A gente ouve coisas neste mundo. Estava eu em Dom Pedrito, quando um bom amigo, colega de ginásio, convidou-me para visitar seu campinho. Sua mulher havia herdado uma estância. Por campinho, lá naqueles pagos, entende-se algo como mil hectares de terra. Fui lá. Nos sentamos sob dois generosos plátanos e ficamos olhando para o vago dar-de-ombros das coxilhas. As sesmarias se estendiam até o horizonte, por todos os lados, e o campinho estava todo povoado de bois.
Evocamos nossos dias de adolescência, falei de minhas viagens. Foi quando ele, contemplando o gado que se perdia nas canhadas, suspirou com ar de saudoso:
- Meu sonho é conhecer Paris. Será que é muito caro?
A gente ouve coisas neste mundo. Nesta mesma Dom Pedrito, anos depois de ter deixado a cidade, conheci o Dr. Davi, como era chamado. Não era doutor nem judeu, mas um fazendeiro nordestino que resolvera montar seu campinho naquelas plagas. Tinha bom rebanho de gado, suponho que 500 ou 600 cabeças, isso sem falar nos ovinos. Era homem extremamente generoso. Quando fazia bons negócios, costumava distribuir dinheiro a quem encontrava na rua. Certa vez, em Porto Alegre, no Chalé da Praça XV, enfiou-me no bolso um pacote de dinheiro.
- Que é isso, Davi? A troco de quê?
- Ganhei um monte de dinheiro hoje. Fica com ele.
- Mas Davi, não estou precisando de dinheiro...
- Então repassa às tuas mulheres. Estou contente e quero fazer pessoas contentes.
Bom, se era para assistência social... Não reclamei e passei a redistribuí-lo a minhas amigas da noite.
O Dr. Davi me invejava. "Olhem esse menino. Ele vive batendo perna pelo mundo. Deve ser muito rico". Mal imaginava o generoso nordestino que eu vivia mais de susto que de dinheiro. Viajei muito, é verdade. Mas quase sempre na condição de estudante ou de jornalista de país de moeda fraca. Boa parte de minhas viagens eu as devo ao jornalismo. Outro tanto a bolsas. Isto é, não me custaram nada. Mas rico nunca fui. Eu tentava chamar o Davi à aventura.
- Vende uma dúzia de teus bois, Davi. Serei teu guia na Europa.
Nada feito. Pelo que me consta, o Dr. Davi nunca ousou nem mesmo ir a Montevidéu, ali do outro lado da Fronteira. Não era que fosse um mão-fechada, tanto que gostava de distribuir dinheiro.

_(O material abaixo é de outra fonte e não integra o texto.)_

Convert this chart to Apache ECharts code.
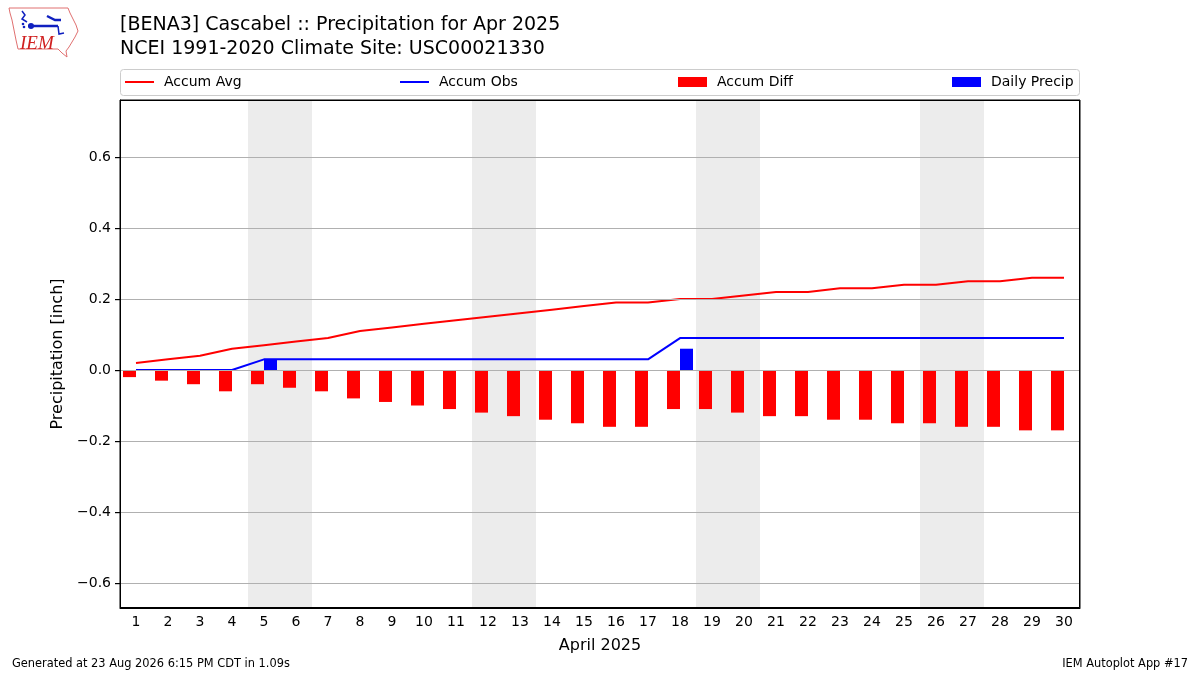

Acho que tinha medo do anecúmeno.
A gente ouve coisas neste mundo. Sem nenhuma sesmaria, sem nenhum rebanho de gado, amanhã devo estar tomando mais uma cerveja junto a este poeta. Depois da Brasileira do Chiado, mergulho na noite eterna do Ártico.
PS - Nos próximos dias, terei dificuldades para atualizar o blog. Quando puder, republicarei crônicas antigas.